SM: Almost none. Fans in Montreal have been resigned to the team's fate for awhile. Every year, people predict it will be the last year in Montreal. A few are still holding out hope for a white knight. But given the current state of baseball, and the state of the Canadian dollar, it's highly
unlikely. There's always hope, though.

What was the reaction in Montreal when it was announced the Expos would play in 2002?

SM: By the time it was actually announced, I think people were already pretty sure there would be baseball in 2002. The game's inability to find a contraction partner pretty much sealed it.
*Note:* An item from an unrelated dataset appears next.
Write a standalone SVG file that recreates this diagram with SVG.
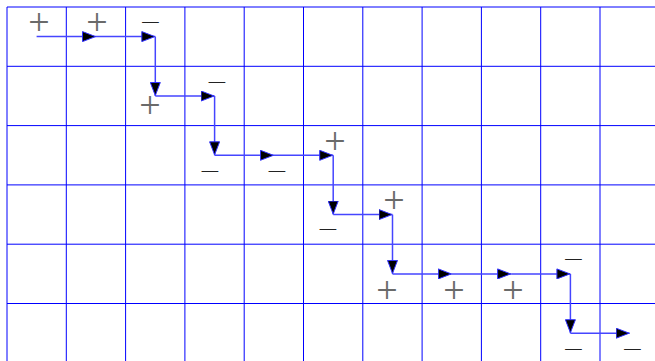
<svg xmlns="http://www.w3.org/2000/svg" width="655" height="361" viewBox="0 0 655 361">
<style>
.g{stroke:#0000ff;stroke-width:1;fill:none}
.c{stroke:#4545ff;stroke-width:1.5;fill:none;marker-end:url(#ah)}
.p{font-family:"Liberation Serif","Times New Roman",serif;font-size:38px;fill:#6a6a6a;text-anchor:middle}
.m{font-family:"Liberation Serif","Times New Roman",serif;font-size:20px;fill:#222;text-anchor:middle}
</style>
<defs>
<marker id="ah" viewBox="0 0 14 11" refX="14" refY="5.5" markerWidth="14" markerHeight="11" markerUnits="userSpaceOnUse" orient="auto">
<path d="M0.5,0.5 L13.5,5.5 L0.5,10.5 Z" fill="#000" stroke="#3030ff" stroke-width="1"/>
</marker>
</defs>
<rect width="655" height="361" fill="#fff"/>
<g id="grid" class="g">
<line x1="7" y1="7" x2="655" y2="7"/>
<line x1="7" y1="66.3" x2="655" y2="66.3"/>
<line x1="7" y1="125.6" x2="655" y2="125.6"/>
<line x1="7" y1="184.9" x2="655" y2="184.9"/>
<line x1="7" y1="244.2" x2="655" y2="244.2"/>
<line x1="7" y1="303.5" x2="655" y2="303.5"/>
<line x1="7" y1="7" x2="7" y2="361"/>
<line x1="66.3" y1="7" x2="66.3" y2="361"/>
<line x1="125.6" y1="7" x2="125.6" y2="361"/>
<line x1="184.9" y1="7" x2="184.9" y2="361"/>
<line x1="244.2" y1="7" x2="244.2" y2="361"/>
<line x1="303.5" y1="7" x2="303.5" y2="361"/>
<line x1="362.8" y1="7" x2="362.8" y2="361"/>
<line x1="422.1" y1="7" x2="422.1" y2="361"/>
<line x1="481.4" y1="7" x2="481.4" y2="361"/>
<line x1="540.7" y1="7" x2="540.7" y2="361"/>
<line x1="600" y1="7" x2="600" y2="361"/>
</g>
<g id="connectors">
<line class="c" x1="36.6" y1="36.6" x2="96" y2="36.6"/>
<line class="c" x1="96" y1="36.6" x2="155.3" y2="36.6"/>
<line class="c" x1="155.3" y1="36.6" x2="155.3" y2="96"/>
<line class="c" x1="155.3" y1="96" x2="214.6" y2="96"/>
<line class="c" x1="214.6" y1="96" x2="214.6" y2="155.3"/>
<line class="c" x1="214.6" y1="155.3" x2="273.9" y2="155.3"/>
<line class="c" x1="273.9" y1="155.3" x2="333.2" y2="155.3"/>
<line class="c" x1="333.2" y1="155.3" x2="333.2" y2="214.6"/>
<line class="c" x1="333.2" y1="214.6" x2="392.5" y2="214.6"/>
<line class="c" x1="392.5" y1="214.6" x2="392.5" y2="273.9"/>
<line class="c" x1="392.5" y1="273.9" x2="451.8" y2="273.9"/>
<line class="c" x1="451.8" y1="273.9" x2="511.1" y2="273.9"/>
<line class="c" x1="511.1" y1="273.9" x2="570.4" y2="273.9"/>
<line class="c" x1="570.4" y1="273.9" x2="570.4" y2="333.2"/>
<line class="c" x1="570.4" y1="333.2" x2="629.7" y2="333.2"/>
</g>
<g id="plus-signs" class="p">
<text x="39" y="34.5">+</text>
<text x="97" y="34.5">+</text>
<text x="150" y="117.5">+</text>
<text x="335" y="154.2">+</text>
<text x="394" y="212.5">+</text>
<text x="387" y="302.5">+</text>
<text x="454" y="302.5">+</text>
<text x="513" y="302.5">+</text>
</g>
<g id="minus-signs" class="m">
<text x="150.3" y="28.6" textLength="20.3" lengthAdjust="spacingAndGlyphs">−</text>
<text x="217" y="88.6" textLength="20.3" lengthAdjust="spacingAndGlyphs">−</text>
<text x="210" y="177.6" textLength="20.3" lengthAdjust="spacingAndGlyphs">−</text>
<text x="277" y="177.6" textLength="20.3" lengthAdjust="spacingAndGlyphs">−</text>
<text x="328" y="235.6" textLength="20.3" lengthAdjust="spacingAndGlyphs">−</text>
<text x="573.3" y="266.3" textLength="20.3" lengthAdjust="spacingAndGlyphs">−</text>
<text x="573.3" y="355.6" textLength="20.3" lengthAdjust="spacingAndGlyphs">−</text>
<text x="632.3" y="355.6" textLength="20.3" lengthAdjust="spacingAndGlyphs">−</text>
</g>
</svg>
But again, this team continues to be on last rites.

sbn: Talk a little about the atmosphere at spring training.

SM: Much improved over the previous seasons. I mean, not even close. The previous regime had this "veil of secrecy" over everything. The employees were always walking on eggshells. And as far as personnel goes, they brought in a bunch of veterans to at least give the appearance of competing for jobs, and to give the youngsters some role models and some examples to follow, which they hadn't ever had in their short big league careers. General manager Omar Minaya is a people person, unlike the previous GMs (Beattie and Beinfest). Everybody loved him on sight. And the fact that he treated people like human beings made them much more relaxed about facing this final year. Frank Robinson is a Hall-of-Famer. Enough said. The coaching staff is experienced, professional and enthousiastic. Many players said spring training was better run this year, an impressive accomplishment given the staff was announced as camp opened, and the sheer number of players in camp.

What differences have you noticed since MLB has taken over operation of the Expos?

SM: Well, they had a bunch of representatives at Opening Night. That's about it. On the surface, they don't seem to be interfering.

sbn: What has it been like dealing with Frank Robinson?

SM: A pleasure. I'm sure he has mellowed since his earlier days. He knows what he's doing, is unafraid to say interesting things if you work it a little. He's cooperative and available, and never seems to mind questions about strategy. We'll see how he is when the team goes through its first losing streak. He's also pumped up to win, despite what people think about the one-year gig and the job security. He's a competitor.

What is the fan interest heading into the season? (ticket sales for the opener, etc.)

SM: Ticket sales for the opener were surprisingly good. Tickets for the second and third days, weekdays at that against the Marlins, were about as expected. People will adopt a wait-and-see attitude, but I have no doubt they'll show up more often if the team stays in the race and plays well. That, of course, will all depend on how long the (NHL) Canadiens remain in the playoff hunt. As it always does.

What kind of season do you see the Expos having? What are the keys to success? What players are 'on the spot', etc?

SM: .500 would be nice. A healthy Carl Pavano (which he is so far) is a key, as is the return of a healthy Fernando Tatis. The left-fielder (Brad Wilkerson and centerfielder (Peter Bergeron) are the ones to watch. Robinson has told them they don't need to be looking over their shoulders every day, wondering if they're going to be yanked. But they have to at least produce, at least until an alternative can be found, which there isn't at the moment, with the cutting of Jose Canseco. Jose Vidro has to stay healthy, something he seems to have trouble doing.

Talk a little about Vladmir Guerrero. What has it been like watching/covering him? Where, in your opinion, does he rank among the games' elite?

SM: He's an interesting case. Previous managers have been afraid to tamper with his natural talent. And I wouldn't put him quite among the game's elite, yet. On talent, definitely. But he lacks some fundamentals even after five years in the big leagues. And for every outstanding thing he does, he makes a bad throw from the outfield or a bonehead baserunning play. But he's fascinating to watch; you never know what he's going to do. There's no questioning his desire, or his effort. He needs a little fine-tuning, and it's hard to say whether that can be done, given the language barrier and the fact that no one has said "boo" to him in his career. Frank Robinson may be the one to do it; he did everything Guerrero does: hit for power, play the outfield incredibly
well, and run the bases. But he has to tread carefully.

sbn: Share any other predictions you have for the 2002 season.

SM: I hope we finish it in Montreal.